In order for the device to function exactly as expected, i.e., no LED lights up without force, and all at the end, there is a setting that is nothing more than a potentiometer (P2) connected in series with the input.

See that the number of LEDs could be increased, but this also means the need to increase the supply voltage, so the practical design limit is around 8 to 9 of these LEDs.

The resistors in series with the LEDs determine their brightness and function of the supply voltage. Using a 12 V transformer, for example, for a magnification of 7 or 8 LEDs, the resistors must be increased to 1 k.

ASSEMBLY

We must separate the mechanical part of the electronic part, as this is very important in this project, and details are needed to facilitate its execution.

Then we have in Figure 2 the sensor that requires skill with tools for carpentry.

The base is made of wood and there are some resistant metal parts which should withstand the full strength of the competitor. The stubs, which form the spring support and the limit of the cursor, must be approximately 2 cm thick and are fixed by screws.
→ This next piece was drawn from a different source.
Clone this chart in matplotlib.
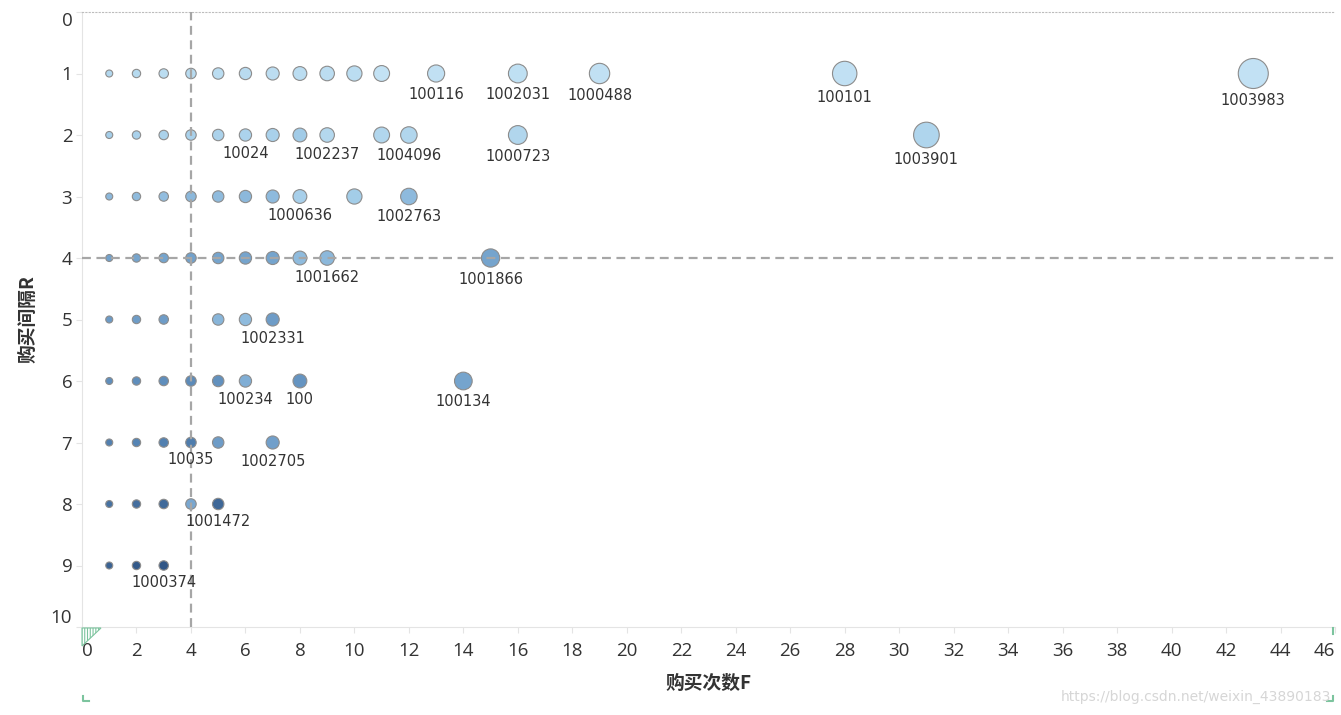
"""RFM bubble chart: purchase count F vs. purchase interval R."""

import matplotlib

matplotlib.use("Agg")
import matplotlib.pyplot as plt
import numpy as np
from matplotlib.colors import LinearSegmentedColormap
from matplotlib.lines import Line2D
from matplotlib.patches import Polygon

plt.rcParams["font.family"] = ["Open Sans", "DejaVu Sans"]
plt.rcParams["hatch.linewidth"] = 0.8

# one entry per row of the chart (purchase interval R)
ROW_R = [1, 2, 3, 4, 5, 6, 7, 8, 9]
ROW_F = [
    [1, 2, 3, 4, 5, 6, 7, 8, 9, 10, 11, 13, 16, 19, 28, 43],
    [1, 2, 3, 4, 5, 6, 7, 8, 9, 11, 12, 16, 31],
    [1, 2, 3, 4, 5, 6, 7, 8, 10, 12],
    [1, 2, 3, 4, 5, 6, 7, 8, 9, 15],
    [1, 2, 3, 5, 6, 7],
    [1, 2, 3, 4, 5, 6, 8, 14],
    [1, 2, 3, 4, 5, 7],
    [1, 2, 3, 4, 5],
    [1, 2, 3],
]
# colour measure per mark (0 = lightest blue, 1 = darkest blue)
ROW_SHADE = [
    [0.16, 0.13, 0.10, 0.12, 0.10, 0.11, 0.09, 0.10, 0.09, 0.10, 0.04, 0.06, 0.07, 0.06, 0.06, 0.05],
    [0.25, 0.22, 0.21, 0.22, 0.21, 0.20, 0.22, 0.27, 0.15, 0.17, 0.17, 0.17, 0.18],
    [0.38, 0.36, 0.35, 0.38, 0.36, 0.38, 0.37, 0.24, 0.26, 0.37],
    [0.52, 0.50, 0.50, 0.52, 0.50, 0.50, 0.50, 0.36, 0.38, 0.50],
    [0.56, 0.55, 0.55, 0.40, 0.36, 0.55],
    [0.64, 0.64, 0.64, 0.66, 0.62, 0.44, 0.60, 0.50],
    [0.72, 0.70, 0.72, 0.74, 0.55, 0.53],
    [0.80, 0.82, 0.84, 0.48, 0.86],
    [0.88, 0.93, 0.95],
]

LABEL_R = [1, 1, 1, 1, 1, 2, 2, 2, 2, 2, 3, 3, 4, 4, 5, 6, 6, 6, 7, 7, 8, 9]
LABEL_F = [13, 16, 19, 28, 43, 6, 9, 12, 16, 31, 8, 12, 9, 15, 7, 6, 8, 14, 4, 7, 5, 3]
LABEL_TEXT = [
    "100116", "1002031", "1000488", "100101", "1003983",
    "10024", "1002237", "1004096", "1000723", "1003901",
    "1000636", "1002763", "1001662", "1001866", "1002331",
    "100234", "100", "100134", "10035", "1002705", "1001472", "1000374",
]

X_TICKS = list(range(0, 47, 2))
Y_TICKS = list(range(0, 11))
REF_F = 4
REF_R = 4

W, H, DPI = 1341, 715, 100
BLUES = LinearSegmentedColormap.from_list(
    "tableau_blue",
    [(0.0, "#c9e6f6"), (0.25, "#a5cee9"), (0.45, "#7eacd4"),
     (0.7, "#5584b4"), (1.0, "#2a4e7e")],
)
TEXT_COLOR = "#333333"
GRID_COLOR = "#e4e4e4"
GREEN = "#7cc49e"


def radius_px(f):
    # bubble area grows linearly with F
    return np.sqrt(7.2 + 5.07 * np.asarray(f, dtype=float))


def main():
    fig = plt.figure(figsize=(W / DPI, H / DPI), dpi=DPI)
    ax = fig.add_axes([82 / W, 1 - 627 / H, (1335 - 82) / W, (627 - 12) / H])

    px2pt = 72 / DPI
    for r, fs, shades in zip(ROW_R, ROW_F, ROW_SHADE):
        rad = radius_px(fs)
        ax.scatter(
            fs, [r] * len(fs),
            s=(2 * rad * px2pt) ** 2,
            c=BLUES(np.asarray(shades)),
            edgecolors="#8c8c8c", linewidths=0.8, zorder=3,
        )

    for r, f, text in zip(LABEL_R, LABEL_F, LABEL_TEXT):
        off = (12 + radius_px(f)) * px2pt
        ax.annotate(
            text, (f, r), xytext=(0, -off), textcoords="offset points",
            ha="center", va="center", fontsize=10.5, color=TEXT_COLOR,
            family="DejaVu Sans", zorder=5,
        )

    ax.axvline(REF_F, color="#a6a6a6", lw=1.6, ls=(0, (4, 2.5)), zorder=4)
    ax.axhline(REF_R, color="#a6a6a6", lw=1.6, ls=(0, (4, 2.5)), zorder=4)

    ax.set_xlim(0, 46)
    ax.set_ylim(10, 0)
    ax.set_xticks(X_TICKS)
    ax.set_yticks(Y_TICKS)
    ax.tick_params(axis="both", colors=GRID_COLOR, labelcolor=TEXT_COLOR,
                   labelsize=13.5, length=4, width=0.8)
    ax.tick_params(axis="x", pad=7)
    ax.tick_params(axis="y", pad=3)
    xl = ax.get_xticklabels()
    xl[0].set_ha("left")
    xl[-1].set_ha("right")
    yl = ax.get_yticklabels()
    yl[0].set_va("top")
    yl[-1].set_va("bottom")

    for side in ("left", "bottom"):
        ax.spines[side].set_color(GRID_COLOR)
        ax.spines[side].set_linewidth(0.8)
    ax.spines["right"].set_visible(False)
    ax.spines["top"].set_color("#bdbdbd")
    ax.spines["top"].set_linestyle((0, (1, 2)))
    ax.spines["top"].set_linewidth(0.8)

    ax.set_xlabel("购买次数F", family=["Noto Sans CJK SC", "DejaVu Sans"],
                  fontweight="bold", fontsize=13.5, color=TEXT_COLOR)
    ax.xaxis.set_label_coords(0.5, -0.076)
    ax.set_ylabel("购买间隔R", family=["Noto Sans CJK SC", "DejaVu Sans"],
                  fontweight="bold", fontsize=13.5, color=TEXT_COLOR)
    ax.yaxis.set_label_coords(-0.036, 0.5)

    # small Tableau corner marks
    def fp(x, y):
        return (x / W, 1 - y / H)

    tri = Polygon([fp(82, 628), fp(101, 628), fp(82, 646)], closed=True,
                  transform=fig.transFigure, facecolor="white", edgecolor=GREEN,
                  hatch="||||||", lw=0.8)
    fig.add_artist(tri)
    for pts in ([(83, 696), (83, 701), (89, 701)],
                [(1333, 696), (1333, 701), (1327, 701)],
                [(1333, 628), (1333, 634)]):
        xs, ys = zip(*[fp(x, y) for x, y in pts])
        fig.add_artist(Line2D(xs, ys, transform=fig.transFigure, color=GREEN, lw=1.5))

    fig.text(1331 / W, 1 - 697 / H, "https://blog.csdn.net/weixin_43890183",
             ha="right", va="center", fontsize=10, color="#d6d6d6",
             family="DejaVu Sans")

    fig.savefig("out.png", dpi=DPI)
    plt.close(fig)


if __name__ == "__main__":
    main()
See that the set must support all the force that will be applied by the competitor, which means that the base must be of thick wood.

The spring is one of the main elements of this assembly, because it is its tension that determines the force we can apply to the device. A strong spring, of the type we used in gates, must be chosen according to the "musculature" of the competitors.
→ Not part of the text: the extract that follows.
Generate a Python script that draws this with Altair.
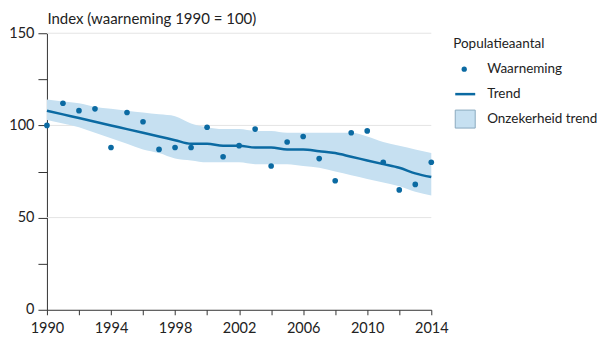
import altair as alt
import pandas as pd

years = list(range(1990, 2015))
observed = [100, 112, 108, 109, 88, 107, 102, 87, 88, 88, 99, 83, 89, 98, 78, 91, 94, 82, 70, 96, 97, 80, 65, 68, 80]
trend = [108, 106, 104, 102, 100, 98, 96, 94, 92, 90, 90, 89, 89, 88, 88, 87, 87, 86, 85, 83, 81, 79, 77, 74, 72]
upper = [114, 113, 112, 110, 109, 108, 107, 106, 105, 101, 99, 98, 98, 97, 97, 96, 96, 96, 96, 96, 94, 91, 89, 87, 85]
lower = [103, 101, 99, 96, 93, 90, 87, 85, 82, 81, 80, 80, 80, 79, 79, 79, 78, 77, 75, 73, 71, 69, 67, 64, 62]
grid_values = [50, 100, 150]
y_ticks = [0, 25, 50, 75, 100, 125, 150]
x_ticks = list(range(1990, 2015, 2))
legend_title = "Populatieaantal"
legend_labels = ["Waarneming", "Trend", "Onzekerheid trend"]

BLUE = "#0b6aa2"
BAND = "#c6e0f1"
FONT = "Lato"
FS = 14.5
LFS = 13.5

df = pd.DataFrame({"jaar": years, "waarneming": observed, "trend": trend,
                   "boven": upper, "onder": lower})

xscale = alt.Scale(domain=[1990, 2014], nice=False, zero=False)
yscale = alt.Scale(domain=[0, 150], nice=False)
Y_TITLE = "Index (waarneming 1990 = 100)"

x_axis = alt.Axis(values=x_ticks, format="d", grid=False, title=None,
                  labelExpr="(datum.value - 1990) % 4 == 0 ? datum.label : ''",
                  labelFlush=False, tickSize=5, labelPadding=7,
                  domainColor="#333", tickColor="#333",
                  labelFontSize=FS, labelColor="#222", labelFont=FONT)
y_axis = alt.Axis(values=y_ticks, grid=False, title=Y_TITLE,
                  labelExpr="datum.value % 50 == 0 ? datum.label : ''",
                  labelFlush=False, tickSize=9, labelPadding=4,
                  domainColor="#333", tickColor="#333",
                  labelFontSize=FS, labelColor="#222", labelFont=FONT,
                  titleAngle=0, titleAlign="left", titleX=0, titleY=-10,
                  titleBaseline="alphabetic", titleFontSize=FS + 0.5, titleFontWeight="normal",
                  titleFont=FONT, titleColor="#222")

base = alt.Chart(df)

grid = alt.Chart(pd.DataFrame({"g": grid_values})).mark_rule(
    color="#e4e4e4", strokeWidth=1).encode(
    y=alt.Y("g:Q", scale=yscale, axis=y_axis, title=Y_TITLE))

band = base.mark_area(color=BAND, interpolate="monotone", opacity=1).encode(
    x=alt.X("jaar:Q", scale=xscale, axis=x_axis, title=None),
    y=alt.Y("boven:Q", scale=yscale, axis=y_axis, title=Y_TITLE),
    y2="onder:Q")

line = base.mark_line(color=BLUE, strokeWidth=2.5, interpolate="monotone").encode(
    x=alt.X("jaar:Q", scale=xscale, axis=x_axis, title=None),
    y=alt.Y("trend:Q", scale=yscale, axis=y_axis, title=Y_TITLE))

points = base.mark_circle(color=BLUE, size=32, opacity=1).encode(
    x=alt.X("jaar:Q", scale=xscale, axis=x_axis, title=None),
    y=alt.Y("waarneming:Q", scale=yscale, axis=y_axis, title=Y_TITLE))

# manual legend
leg_title = alt.Chart(pd.DataFrame({"t": [legend_title]})).mark_text(
    align="left", baseline="middle", fontSize=LFS, font=FONT, color="#222").encode(
    text="t:N", x=alt.value(407), y=alt.value(11))
leg_pt = alt.Chart(pd.DataFrame({"t": [legend_labels[0]]})).mark_circle(
    color=BLUE, size=28, opacity=1).encode(x=alt.value(418), y=alt.value(36))
leg_line = alt.Chart(pd.DataFrame({"t": [legend_labels[1]]})).mark_rule(
    color=BLUE, strokeWidth=2.5).encode(x=alt.value(409), x2=alt.value(429), y=alt.value(61))
leg_rect = alt.Chart(pd.DataFrame({"t": [legend_labels[2]]})).mark_rect(
    color=BAND, stroke="#8aaabf", strokeWidth=1).encode(
    x=alt.value(409), x2=alt.value(429), y=alt.value(77), y2=alt.value(95))
leg_text = alt.Chart(pd.DataFrame({"t": legend_labels, "yy": [36, 61, 86]})).mark_text(
    align="left", baseline="middle", fontSize=LFS, font=FONT, color="#222").encode(
    text="t:N", x=alt.value(441), y=alt.Y("yy:Q", scale=None, axis=None))

chart = alt.layer(grid, band, line, points, leg_title, leg_pt, leg_line, leg_rect, leg_text).properties(
    width=385, height=277, padding={"left": 0, "top": 3, "right": 1, "bottom": 2}
).configure_view(stroke=None)

chart.save("out.html", embed_options={"renderer": "svg", "actions": False})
If the spring is weak, simply increase the distance proportionately (a).

For the electronic part, we begin with the complete diagram of the apparatus given in Figure 3.

The terminal of bridge assembly is shown in Figure 4.

Click for amplifier

For those who want a printed circuit board version, we give their life-size drawing in Figure 5.

The following are the main precautions that should be taken with this assembly:

A) Start with the welding of all transistors that can be type BC548 or equivalent such as BC237, BC238, BC547 etc. Observe their position;

B) Then, weld the LEDs, considering that these components have the position given by the flat part, which corresponds to the cathode. One reversal and the LED does not light;

C) The diodes can be 1N4002 or lower cost equivalents such as 1N4148, 1N914 etc. Note also the polarity given by the stripes on the enclosure;

D) The resistors are all 1/8 or ¼ W, depending on availability, and their values ??are given by the colored stripes according to the material list;

E) The two Capacitors used are electrolytic 25V working voltage - their polarity must be observed in the assembly;

F) For the power supply the transformer can be 9 + 9 V, with at least 200 mA of current, or 12 +12 V for a greater number of LEDs, with at least 250 mA of current;

G) P1 is a slide and its value is not critical, being between 4k7 and 22k. P2 is 47k or the trimpot is of the same value. At the P1 connection it is very important to observe the connection order so that there is no "reverse" operation of the device.

We also have additional components such as S, which is a pressure switch that is to test the operation and the S1, which is a simple switch to switch the appliance on, power cord and source diodes that are 1N4002 or equivalent.

TEST AND USE

Switch on the appliance and first let P1 at the position of minimum effort.

Set P2 so that the first LED is about to light up. Then, by pressing the "trigger" of the sensor, make a new adjustment so that, at maximum force, all LEDs light up.

To show a suspicious competitor that all the LEDs light up, simply press S.

If the last LED does not light up (LED 5), or you cannot achieve an adjustment as expected, connect a 47k resistor in series with P2, or change it to a higher value (100k or even 220k).

If any LEDs do not light up, check if it is not upside down.

If it is correct, momentarily short circuit the collector to the transistor emitter. If the LED lights up it is because the transistor is bad, otherwise the LED should be replaced.

Q1 to Q5 - BC548 or general purpose NPN transistor equivalents

D1 to D7-1N4002 or general purpose diodes equivalent

LED1 to LED5 - common LEDs

T1 - Transformer with primary according to the local and secondary network of 9 + 9 V with at least 200 mA current

C1 - 22, uF x 25 V - electrolytic capacitor

C2 - 470 uF x 25 V - electrolytic capacitor

P1 - 10k - sliding potentiometer

P2 - 47k - trimpot or potentiometer

S - Pressure switch

S1 - Simple switch

R1 to R5 - 1k x 1/8 W - resistors (brown, black, red)

R6 - 56 ohms x 1/8 W - resistor (green, blue, black)

R7 to R11 - 470 ohms x 1/8 W- resistors (yellow, violet, brown)

Miscellaneous: printed circuit board or terminal bridge, mechanical part, assembly box, power cable, wires, welding etc.